I completed law in 1983. But even before I started my legal studies I joined my maternal uncle’s solicitor’s firm, Dhru & Co and worked there for a few years. It was an excellent experience especially familiarising with the legal procedures and also important because my uncle believed in giving responsibilities which one was required to carry out no matter what. I of course regularly went to the High Court and City Civil Court but not as a full-fledged lawyer. I passed my law when I was working with my uncle’s firm, but my own interests were quite different from those required in a commercial law firm.

Both my parents were professors of sociology. My father was considered one of the leading Marxist sociologists during his time. While he did not have any long-term political party affiliations, he was known to be an important independent thinker and we had a large number of intellectuals visiting our house for discussions and debates. He was also an avid reader and his day used to begin at 4am and used to insist that mine also begin at that time. He would insist that I should get up early and read no matter what. My interest in reading all kinds of stuff dates back to my childhood. At one time he was involved in trade union movements and as I was doing my law, I also joined a trade union (United Trade Union Congress – UTUC), which was mainly working with textile and silk workers in Mumbai.

My mother was the founder of the first Women’s Studies Centre in a university in India and again many from the feminist movement used to visit our house to meet her. The late 1970s and early 1980s were also the time when there was a resurgence in the feminist movement in India and my mother being part of this also influenced me.

Were you always keen on entering the law profession?

As I was doing law I came in touch with Indira Jaising, the leading human rights advocate at that time and I started working with her after I completed my law. I also got involved in organising slum and pavement dwellers in Mumbai. Soon after, with Jaising in the lead we started an organisation called Lawyers Collective and a magazine of the same name.

I joined law only because I did not know what else to do after graduation, but I sustained and my interest developed soon after as I realised that my interest in the poor and marginalised can be best expressed through law and legal practise.

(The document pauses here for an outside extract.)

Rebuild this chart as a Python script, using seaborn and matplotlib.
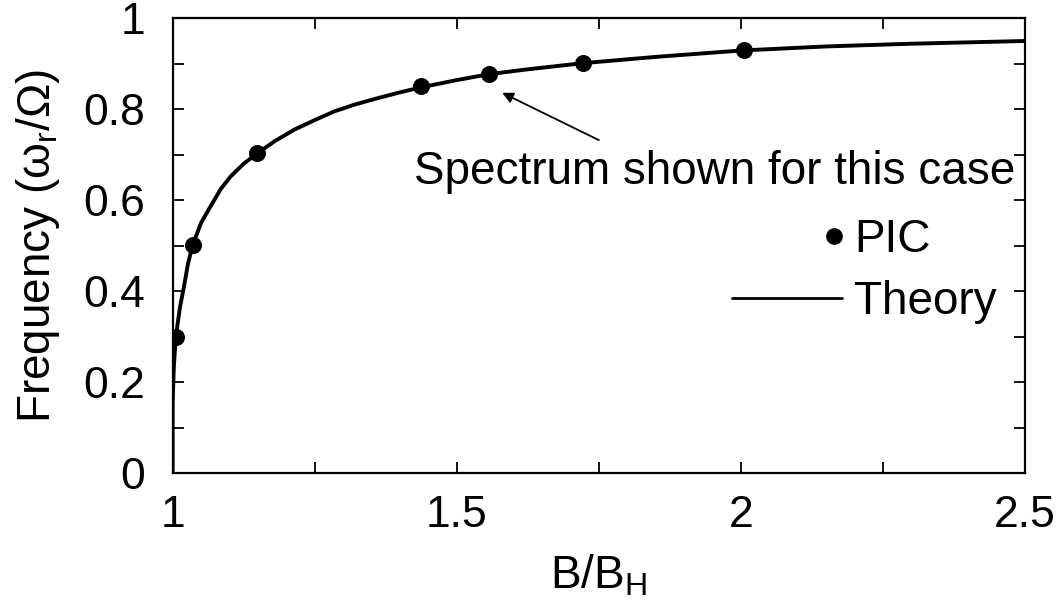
import numpy as np
import pandas as pd
import seaborn as sns
import matplotlib
matplotlib.use("Agg")
import matplotlib.pyplot as plt
from matplotlib.ticker import MultipleLocator, FormatStrFormatter
from matplotlib.legend_handler import HandlerLine2D
from matplotlib.lines import Line2D

# PIC simulation results
pic_b = [1.006, 1.035, 1.149, 1.437, 1.557, 1.722, 2.005]
pic_freq = [0.300, 0.501, 0.703, 0.850, 0.878, 0.902, 0.930]

# Theoretical dispersion curve
theory_b = [1.000, 1.000, 1.002, 1.004, 1.006, 1.009, 1.013, 1.020, 1.027, 1.035, 1.050,
            1.067, 1.085, 1.102, 1.125, 1.149, 1.180, 1.214, 1.250, 1.284, 1.320,
            1.360, 1.400, 1.437, 1.500, 1.557, 1.620, 1.720, 1.850, 2.000, 2.150,
            2.300, 2.500]
theory_freq = [0.000, 0.150, 0.230, 0.270, 0.300, 0.330, 0.365, 0.410, 0.460, 0.500, 0.550,
               0.587, 0.625, 0.652, 0.680, 0.703, 0.730, 0.755, 0.776, 0.795, 0.810,
               0.824, 0.837, 0.848, 0.864, 0.877, 0.887, 0.901, 0.915, 0.929, 0.938,
               0.944, 0.950]

x_ticks = [1, 1.5, 2, 2.5]
y_ticks = [0, 0.2, 0.4, 0.6, 0.8, 1]

sns.set_style("ticks")
plt.rcParams["font.family"] = ["Liberation Sans", "DejaVu Sans"]
plt.rcParams["mathtext.fontset"] = "custom"
plt.rcParams["mathtext.rm"] = "Liberation Sans"
plt.rcParams["mathtext.it"] = "Liberation Sans"
for key in ["text.color", "axes.labelcolor", "xtick.color", "ytick.color", "axes.edgecolor"]:
    plt.rcParams[key] = "black"

FS = 33
TICK_FS = 32

fig = plt.figure(figsize=(10.59, 6.08), dpi=100)
ax = fig.add_axes([0.163, 0.222, 0.805, 0.748])

theory = pd.DataFrame({"B": theory_b, "f": theory_freq})
pic = pd.DataFrame({"B": pic_b, "f": pic_freq})

sns.lineplot(data=theory, x="B", y="f", ax=ax, color="black", linewidth=2.8,
             sort=False, estimator=None)
sns.scatterplot(data=pic, x="B", y="f", ax=ax, color="black", s=150,
                edgecolor="black", linewidth=0, zorder=5)

ax.set_xlim(1, 2.5)
ax.set_ylim(0, 1)
ax.set_xticks(x_ticks)
ax.set_yticks(y_ticks)
ax.xaxis.set_minor_locator(MultipleLocator(0.25))
ax.yaxis.set_minor_locator(MultipleLocator(0.1))
ax.xaxis.set_major_formatter(FormatStrFormatter("%g"))
ax.yaxis.set_major_formatter(FormatStrFormatter("%g"))
ax.tick_params(which="both", direction="in", top=True, right=True,
               length=8, width=1.3, labelsize=TICK_FS)
ax.tick_params(axis="y", pad=20)
ax.tick_params(axis="x", pad=16)

for sp in ax.spines.values():
    sp.set_linewidth(1.6)

ax.set_xlabel(r"B/B$_\mathregular{H}$", fontsize=FS, labelpad=12)
ax.set_ylabel(r"Frequency ($\omega_\mathregular{r}$/$\Omega$)", fontsize=FS, labelpad=15)

ax.text(2.483, 0.662, "Spectrum shown for this case", fontsize=FS,
        ha="right", va="center")
ax.annotate("", xy=(1.580, 0.836), xytext=(1.750, 0.732),
            arrowprops=dict(arrowstyle="-|>", color="black", lw=1.3,
                            mutation_scale=16, shrinkA=0, shrinkB=0))


class RightMarkerHandler(HandlerLine2D):
    # single legend marker sits at the right end of the handle box
    def get_xdata(self, legend, xdescent, ydescent, width, height, fontsize):
        return [-xdescent + 0.86 * width, -xdescent + width], [-xdescent + 0.93 * width]


pic_handle = Line2D([], [], linestyle="none", marker="o", color="black", markersize=11)
theory_handle = Line2D([], [], color="black", linewidth=2.0)
ax.legend([pic_handle, theory_handle], ["PIC", "Theory"],
          handler_map={pic_handle: RightMarkerHandler(numpoints=1)},
          loc="upper right", bbox_to_anchor=(0.967, 0.56), frameon=False,
          fontsize=FS, handlelength=2.4, handletextpad=0.28, labelspacing=0.38,
          borderpad=0, borderaxespad=0)

fig.savefig("out.png", dpi=100)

By 1986, three of us – Colin Gonsalves, Gayatri Singh (both of whom are also senior advocates) and I – who were then working in Jaising’s office left to start our own. Because all of us came from civil society movements it was not long before we could establish our practise in various issues such as housing rights, labour and service law, matrimonial law and slowly into the developing fields of public interest litigations and human rights work of all kinds. I also used to go regularly to the labour courts where I was representing Dr Datta Samant’s and other unions.

In 1989, two colleagues and I started Human Rights Law Network and the India Centre for Human Rights and Law in Mumbai, of which I was the director till 2007. I was also the cofounder in 1992 of the Indian Peoples Tribunal, which was an organisation meant mainly to do fact findings on human rights violations. So a large part of my time (other than legal practise) goes into these fact finding missions and tribunals including those in Kashmir, Odisha, Madhya Pradesh, Jharkhand, Maharashtra, Gujarat and many other places.

Besides law, what are your other interests and hobbies?

I have a wide range of other interests including reading all kinds of books including on philosophy, economics, politics, history and crime fiction. I used to be an avid trekker once but that is in the past. I am also very active in the human rights movement and am the national vice president of the People’s Union for Civil Liberties (PUCL), which also takes up quite a lot of my time.

I am an eternal optimist so while trying times are there, frustrations are few. For me my international idols are people like Che Guevara, and I do find every aspect of life being discussed somewhere or the other by Shakespeare.  Amongst Indians of course there are many including my parents, Dr B.R. Ambedkar, but most of all I get inspiration from those whom I see around me who are part of varied mass movements and battling out despite huge odds. I admire and highly respect a lot of people in the legal profession but none whom I can call my idols.